Failing After Raising $300M – Story of Pay By Touch

Having your startup fail is in some ways similar to losing your job, but in some ways its much more personal. At startups you’re typically much more involved in growing the company and spend more time imagining how the future would be if (and dreaming of when) it will succeed. How the failure feels depends on many factors: your role; the commitments you made to customers, clients, and your employees; how long you were there; the paper money value of the stock you lost; how promising the idea was; how it failed; etc.

My story: Pay By Touch (PBT), a SF based start-up that aimed to revolutionize the way the world pays.

PBT developed a biometric authentication system that allowed customers to pay and get loyalty rewards with their fingerprint. PBT raised over $300M dollars, with investors including Gordon Getty, NFL players, Ron Burkle, and top-tier Hedge Funds like Farallon Capital.

My role was customer facing. As the Account Manager for our largest client, SuperValu (a grocery leader), I spent years on the road at Albertson’s stores in Portland, Cub Foods in Minneapolis, and Jewel-Osco in Chicago. Other members of my team led projects including Citbank Singapore, Whole Foods, Shell, Piggly Wiggly, Blockbuster, and the Co-Op in the UK.

My team and I spent our time in the stores talking to all types of customers: ranging from grocery shoppers, store workers, our corporate sponsors, new potential clients, to hedge fund and individual investors. We heard everything from “is PBT the Mark of the Beast?” to “What happens if they cut off my finger.” To the first: no. To the second: go to the hospital. Incidentally, the sensors were heat and pulse sensitive and wouldn’t work if your finger dropped below a certain temperature or loses its pulse, something we learned the hard way in the frigid Chicago winters.

We lived in corporate apartments, drove rental cars, bought lots of candy and junk food with our fingers at the stores, got to know the community, and wore an attractive array of corporate swag. My closet was filled with PBT gear. I bought and wore hideous neon green pants and tank tops. They were such stables of my wardrobe, I didn’t even think to expense them.

This job, like many at start-ups, was personal. I “dressed the part,” became close with our clients, many of whom I still talk to today. I hired, trained, and managed hundreds of full-time and temporary employees, and signed up thousands of customers, clients, and investors.

My team of “road warriors” were my closest (only?) friends, and we were all glued to our Blackberry’s and to each other. I couldn’t even go on a date, without sneaking to the bathroom to check my messages.

I believed in the product — when I was mugged in Minneapolis (yes, you read that correctly), I was able to get groceries and “cash-back” at the Cub store.
We were installed in 3,000 locations and enrolled 3.6 million customers!

Yet, there were huge problems, both in the stores and at PBT HQ. Installing, maintaining, and training on biometric systems was expensive, and our value proposition only really came into play when we were installed everywhere.

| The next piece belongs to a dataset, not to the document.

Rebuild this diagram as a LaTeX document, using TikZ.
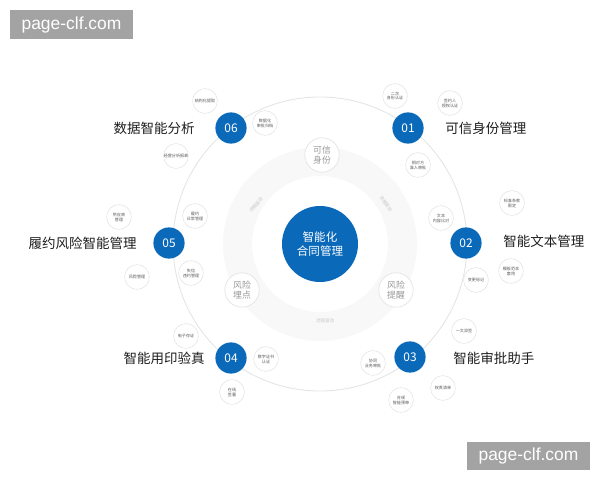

Otherwise, you did need your wallet.

The company made many acquisitions, and had close to 1,000 employees and a burn rate we could not manage, especially when the credit crunch hit. The company missed payroll, and it became a guessing game of when and IF we would be paid each pay period. We were insolvent, and credit had run dry.

It is difficult to determine the actual point that I knew PBT had “failed.”

In the lead-up I felt many of the same symptoms of a major break-up:

  • Desperately missed feeling connected and needed. What was I supposed to do now? My Blackberry was gone, my team was gone. The isolation and feeling of loss was unbearable at times.
  • Obsessed over all the time and money I “lost.” Clearly the large “investment” in my crush’s long term future was not going to pay off.
  • Threw away anything that reminded me of my old flame. For years, I would not wear anything green.
  • Couldn’t talk or think about anything else. What else was interesting?
  • Gained 10 lbs (maybe more), mostly due to lethargy.
  • Couldn’t imagine being with anyone else ever again.
  • Missed speaking the language that we had developed. Would all this shared knowledge ever be useful or valuable again?

Years later, I still think about PBT, but largely in a positive way:

  • Many of the employees held a “wake” and wrote and read poems about the “hot sensors that burned us.” Going through such an extreme situation with a group of people really bonds you.
  • I often ask people casually what they think of biometrics; at a brunch last weekend I offhandedly asked if fear of a cut off finger would prohibit them from signing up for a biometric fingerprint system.
  • I ask cashiers what they think of Square, RFID, or any other new point-of-sale system.
  • I can finally wear green again. At an ex-PBTer party, I took home some PBT finger puppets, and smile when I see my cat playing with them.
  • I feel an affinity and am proud and honored to have been a part of the experience.


  • Great to hear someone speak of their business like it is their “Significant Other”; makes it easier to relate to the business’ demise on such an intimate level. Thanks for the honesty and yet another story that will undoubtedly inspire those who choose this particular path. Best of luck wherever the path leads.